» RECORDS TO PROCESS
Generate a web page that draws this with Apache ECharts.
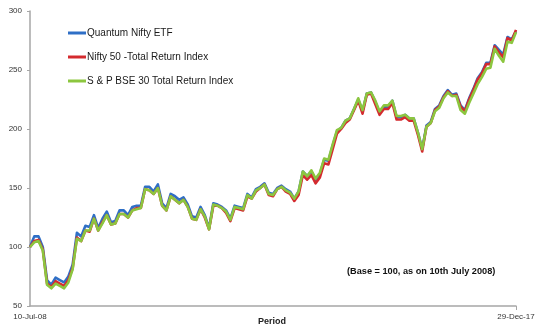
<!DOCTYPE html>
<html>
<head>
<meta charset="utf-8">
<script src="https://cdn.jsdelivr.net/npm/echarts@6/dist/echarts.min.js"></script>
<style>
  html, body { margin: 0; padding: 0; background: #ffffff; }
  #chart { width: 541px; height: 324px; }
</style>
</head>
<body>
<div id="chart"></div>
<script>
// Monthly index levels, rebased to 100 on 10-Jul-2008
const firstDate = '10-Jul-08';
const lastDate = '29-Dec-17';

const quantumNiftyEtf = [
  100,109,109,100,72,68,74,72,70,75,85,
  112,109,118,117,127,116,124,130,121,122,131,131,127,134,135,135,
  151,151,147,153,137,133,145,143,140,142,136,126,125,134,
  127,116,137,136,134,131,124,135,134,133,145,142,149,151,154,146,145,150,152,149,147,
  141,147,164,160,164,157,162,174,173,186,198,
  201,207,209,217,225,215,230,231,223,214,219,219,224,210,210,212,209,209,197,
  183,203,206,217,220,228,233,229,230,
  220,216,226,234,243,248,256,256,271,267,263,278,276,283
];

const nifty50Tri = [
  100,105,106,98,69,66,71,69,67,72,82,
  108,105,114,113,124,114,121,127,119,120,128,128,125,131,133,133,
  149,148,145,150,135,131,143,140,137,140,134,124,123,132,
  125,115,135,135,133,129,122,133,132,131,143,141,147,150,153,144,143,149,151,147,145,
  139,144,161,157,161,154,159,171,170,183,196,
  200,205,208,216,224,213,229,230,221,212,217,217,222,208,208,210,207,207,195,
  181,202,205,216,219,227,232,228,229,
  219,215,225,233,242,247,255,255,270,265,261,277,275,284
];

const bse30Tri = [
  100,104,105,97,68,65,69,67,65,70,81,
  107,105,114,114,124,114,120,127,119,120,128,128,125,131,132,133,
  149,148,145,150,135,131,143,140,137,140,134,124,123,132,
  126,115,136,135,133,130,123,134,133,132,144,141,148,150,153,145,144,149,151,148,146,
  141,147,164,160,165,158,163,175,174,187,199,
  201,207,209,217,226,216,230,231,224,215,220,220,224,211,211,212,209,209,197,
  183,202,205,215,218,226,231,228,228,
  216,213,222,230,238,244,251,252,268,262,257,274,273,282
];

const seriesNames = ['Quantum Nifty ETF', 'Nifty 50 -Total Return Index', 'S & P BSE 30 Total Return Index'];
const seriesColors = ['#2f6fc6', '#d42a2e', '#8cc63f'];
const yTicks = [50, 100, 150, 200, 250, 300];
const baseNote = '(Base = 100, as on 10th July 2008)';
const xTitle = 'Period';

// Month categories between the two end dates
const monthNames = ['Jan','Feb','Mar','Apr','May','Jun','Jul','Aug','Sep','Oct','Nov','Dec'];
const periods = [];
for (let k = 0; k < quantumNiftyEtf.length; k++) {
  if (k === 0) { periods.push(firstDate); continue; }
  if (k === quantumNiftyEtf.length - 1) { periods.push(lastDate); continue; }
  const m = (6 + k) % 12;
  const y = 8 + Math.floor((6 + k) / 12);
  periods.push(monthNames[m] + '-' + String(y).padStart(2, '0'));
}
const lastIdx = periods.length - 1;

const chart = echarts.init(document.getElementById('chart'), null, { renderer: 'canvas' });
const font = 'Liberation Sans, Arial, sans-serif';

chart.setOption({
  animation: false,
  backgroundColor: '#ffffff',
  grid: { left: 30, right: 25, top: 11, bottom: 18, containLabel: false, outerBoundsMode: 'none' },
  legend: {
    orient: 'vertical',
    left: 68,
    top: 26,
    padding: 0,
    icon: 'rect',
    itemWidth: 18,
    itemHeight: 3,
    itemGap: 10,
    textStyle: { fontFamily: font, fontSize: 10, color: '#1a1a1a', lineHeight: 14, padding: [0, 0, 0, -4] },
    data: seriesNames
  },
  xAxis: {
    type: 'category',
    boundaryGap: false,
    data: periods,
    axisLine: { lineStyle: { color: '#a6a6a6', width: 1.5 } },
    axisTick: { show: true, length: 4, interval: function (i) { return i === lastIdx; }, lineStyle: { color: '#a6a6a6' } },
    axisLabel: {
      fontFamily: font, fontSize: 8, color: '#333', margin: 7,
      interval: function (i) { return i === 0 || i === lastIdx; }
    },
    splitLine: { show: false }
  },
  yAxis: {
    type: 'value',
    min: yTicks[0],
    max: yTicks[yTicks.length - 1],
    interval: 50,
    axisLine: { show: true, lineStyle: { color: '#a6a6a6', width: 1.5 } },
    axisTick: { show: true, length: 3, lineStyle: { color: '#a6a6a6' } },
    axisLabel: { fontFamily: font, fontSize: 8, color: '#333', margin: 8 },
    splitLine: { show: false }
  },
  graphic: [{
    type: 'text',
    left: 347,
    top: 267,
    style: { text: baseNote, font: 'bold 9.2px ' + font, fill: '#111' }
  }, {
    type: 'text',
    x: 272,
    y: 317,
    style: { text: xTitle, font: 'bold 9px ' + font, fill: '#222', align: 'center', verticalAlign: 'top' }
  }],
  series: [quantumNiftyEtf, nifty50Tri, bse30Tri].map(function (vals, k) {
    return {
      name: seriesNames[k],
      type: 'line',
      data: vals,
      symbol: 'none',
      smooth: false,
      color: seriesColors[k],
      lineStyle: { width: 2.6, color: seriesColors[k], join: 'round' },
      z: 2 + k
    };
  })
});
</script>
</body>
</html>
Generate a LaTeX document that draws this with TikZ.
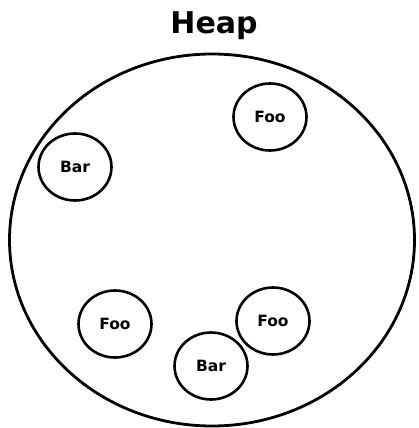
\documentclass[tikz,border=0pt]{standalone}
\usepackage{fontspec}
\setmainfont{DejaVu Sans}
\usetikzlibrary{shapes.geometric}
\begin{document}
\begin{tikzpicture}[x=1pt,y=-1pt,
  heap/.style={draw,line width=2.8pt,ellipse,minimum width=405pt,minimum height=372pt,inner sep=0pt},
  obj/.style={draw,line width=2.6pt,ellipse,minimum width=73pt,minimum height=67pt,inner sep=0pt,font=\fontsize{15.5}{15.5}\bfseries},
  title/.style={font=\fontsize{30}{30}\bfseries}]
\useasboundingbox (0,0) rectangle (419,428);
\node[title] (t) at (214,26) {Heap};
\node[heap] (h) at (212,240) {};
\node[obj] (f1) at (270,117) {Foo};
\node[obj] (b1) at (75,167) {Bar};
\node[obj] (f2) at (115,324) {Foo};
\node[obj] (f3) at (273,321) {Foo};
\node[obj] (b2) at (211,366) {Bar};
\end{tikzpicture}
\end{document}
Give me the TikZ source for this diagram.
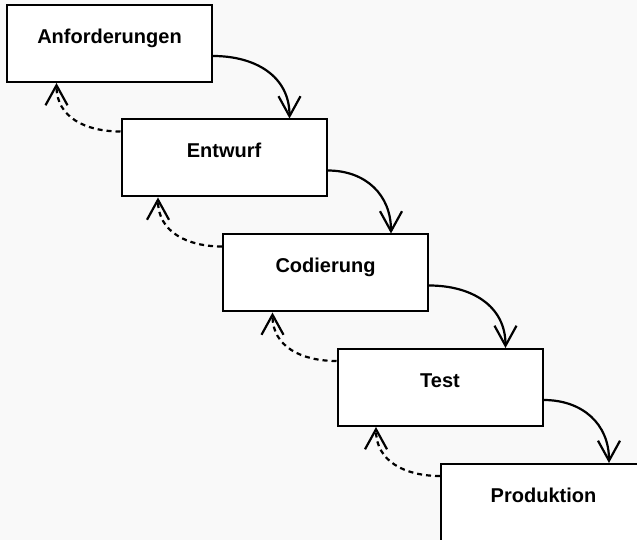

» THE PROBLEM
Make a verbatim copy of all the entries and strip out the pictures.

» REPLY
Generate a web page that draws this with Apache ECharts.
<!DOCTYPE html>
<html>
<head>
<meta charset="utf-8">
<script src="https://cdn.jsdelivr.net/npm/echarts@6/dist/echarts.min.js"></script>
<style>
  html, body { margin: 0; padding: 0; background: #ffffff; }
  #chart { width: 541px; height: 324px; }
</style>
</head>
<body>
<div id="chart"></div>
<script>
// Monthly index levels, rebased to 100 on 10-Jul-2008
const firstDate = '10-Jul-08';
const lastDate = '29-Dec-17';

const quantumNiftyEtf = [
  100,109,109,100,72,68,74,72,70,75,85,
  112,109,118,117,127,116,124,130,121,122,131,131,127,134,135,135,
  151,151,147,153,137,133,145,143,140,142,136,126,125,134,
  127,116,137,136,134,131,124,135,134,133,145,142,149,151,154,146,145,150,152,149,147,
  141,147,164,160,164,157,162,174,173,186,198,
  201,207,209,217,225,215,230,231,223,214,219,219,224,210,210,212,209,209,197,
  183,203,206,217,220,228,233,229,230,
  220,216,226,234,243,248,256,256,271,267,263,278,276,283
];

const nifty50Tri = [
  100,105,106,98,69,66,71,69,67,72,82,
  108,105,114,113,124,114,121,127,119,120,128,128,125,131,133,133,
  149,148,145,150,135,131,143,140,137,140,134,124,123,132,
  125,115,135,135,133,129,122,133,132,131,143,141,147,150,153,144,143,149,151,147,145,
  139,144,161,157,161,154,159,171,170,183,196,
  200,205,208,216,224,213,229,230,221,212,217,217,222,208,208,210,207,207,195,
  181,202,205,216,219,227,232,228,229,
  219,215,225,233,242,247,255,255,270,265,261,277,275,284
];

const bse30Tri = [
  100,104,105,97,68,65,69,67,65,70,81,
  107,105,114,114,124,114,120,127,119,120,128,128,125,131,132,133,
  149,148,145,150,135,131,143,140,137,140,134,124,123,132,
  126,115,136,135,133,130,123,134,133,132,144,141,148,150,153,145,144,149,151,148,146,
  141,147,164,160,165,158,163,175,174,187,199,
  201,207,209,217,226,216,230,231,224,215,220,220,224,211,211,212,209,209,197,
  183,202,205,215,218,226,231,228,228,
  216,213,222,230,238,244,251,252,268,262,257,274,273,282
];

const seriesNames = ['Quantum Nifty ETF', 'Nifty 50 -Total Return Index', 'S & P BSE 30 Total Return Index'];
const seriesColors = ['#2f6fc6', '#d42a2e', '#8cc63f'];
const yTicks = [50, 100, 150, 200, 250, 300];
const baseNote = '(Base = 100, as on 10th July 2008)';
const xTitle = 'Period';

// Month categories between the two end dates
const monthNames = ['Jan','Feb','Mar','Apr','May','Jun','Jul','Aug','Sep','Oct','Nov','Dec'];
const periods = [];
for (let k = 0; k < quantumNiftyEtf.length; k++) {
  if (k === 0) { periods.push(firstDate); continue; }
  if (k === quantumNiftyEtf.length - 1) { periods.push(lastDate); continue; }
  const m = (6 + k) % 12;
  const y = 8 + Math.floor((6 + k) / 12);
  periods.push(monthNames[m] + '-' + String(y).padStart(2, '0'));
}
const lastIdx = periods.length - 1;

const chart = echarts.init(document.getElementById('chart'), null, { renderer: 'canvas' });
const font = 'Liberation Sans, Arial, sans-serif';

chart.setOption({
  animation: false,
  backgroundColor: '#ffffff',
  grid: { left: 30, right: 25, top: 11, bottom: 18, containLabel: false, outerBoundsMode: 'none' },
  legend: {
    orient: 'vertical',
    left: 68,
    top: 26,
    padding: 0,
    icon: 'rect',
    itemWidth: 18,
    itemHeight: 3,
    itemGap: 10,
    textStyle: { fontFamily: font, fontSize: 10, color: '#1a1a1a', lineHeight: 14, padding: [0, 0, 0, -4] },
    data: seriesNames
  },
  xAxis: {
    type: 'category',
    boundaryGap: false,
    data: periods,
    axisLine: { lineStyle: { color: '#a6a6a6', width: 1.5 } },
    axisTick: { show: true, length: 4, interval: function (i) { return i === lastIdx; }, lineStyle: { color: '#a6a6a6' } },
    axisLabel: {
      fontFamily: font, fontSize: 8, color: '#333', margin: 7,
      interval: function (i) { return i === 0 || i === lastIdx; }
    },
    splitLine: { show: false }
  },
  yAxis: {
    type: 'value',
    min: yTicks[0],
    max: yTicks[yTicks.length - 1],
    interval: 50,
    axisLine: { show: true, lineStyle: { color: '#a6a6a6', width: 1.5 } },
    axisTick: { show: true, length: 3, lineStyle: { color: '#a6a6a6' } },
    axisLabel: { fontFamily: font, fontSize: 8, color: '#333', margin: 8 },
    splitLine: { show: false }
  },
  graphic: [{
    type: 'text',
    left: 347,
    top: 267,
    style: { text: baseNote, font: 'bold 9.2px ' + font, fill: '#111' }
  }, {
    type: 'text',
    x: 272,
    y: 317,
    style: { text: xTitle, font: 'bold 9px ' + font, fill: '#222', align: 'center', verticalAlign: 'top' }
  }],
  series: [quantumNiftyEtf, nifty50Tri, bse30Tri].map(function (vals, k) {
    return {
      name: seriesNames[k],
      type: 'line',
      data: vals,
      symbol: 'none',
      smooth: false,
      color: seriesColors[k],
      lineStyle: { width: 2.6, color: seriesColors[k], join: 'round' },
      z: 2 + k
    };
  })
});
</script>
</body>
</html>
Generate a LaTeX document that draws this with TikZ.
\documentclass[tikz,border=0pt]{standalone}
\usepackage{fontspec}
\setmainfont{DejaVu Sans}
\usetikzlibrary{shapes.geometric}
\begin{document}
\begin{tikzpicture}[x=1pt,y=-1pt,
  heap/.style={draw,line width=2.8pt,ellipse,minimum width=405pt,minimum height=372pt,inner sep=0pt},
  obj/.style={draw,line width=2.6pt,ellipse,minimum width=73pt,minimum height=67pt,inner sep=0pt,font=\fontsize{15.5}{15.5}\bfseries},
  title/.style={font=\fontsize{30}{30}\bfseries}]
\useasboundingbox (0,0) rectangle (419,428);
\node[title] (t) at (214,26) {Heap};
\node[heap] (h) at (212,240) {};
\node[obj] (f1) at (270,117) {Foo};
\node[obj] (b1) at (75,167) {Bar};
\node[obj] (f2) at (115,324) {Foo};
\node[obj] (f3) at (273,321) {Foo};
\node[obj] (b2) at (211,366) {Bar};
\end{tikzpicture}
\end{document}
Give me the TikZ source for this diagram.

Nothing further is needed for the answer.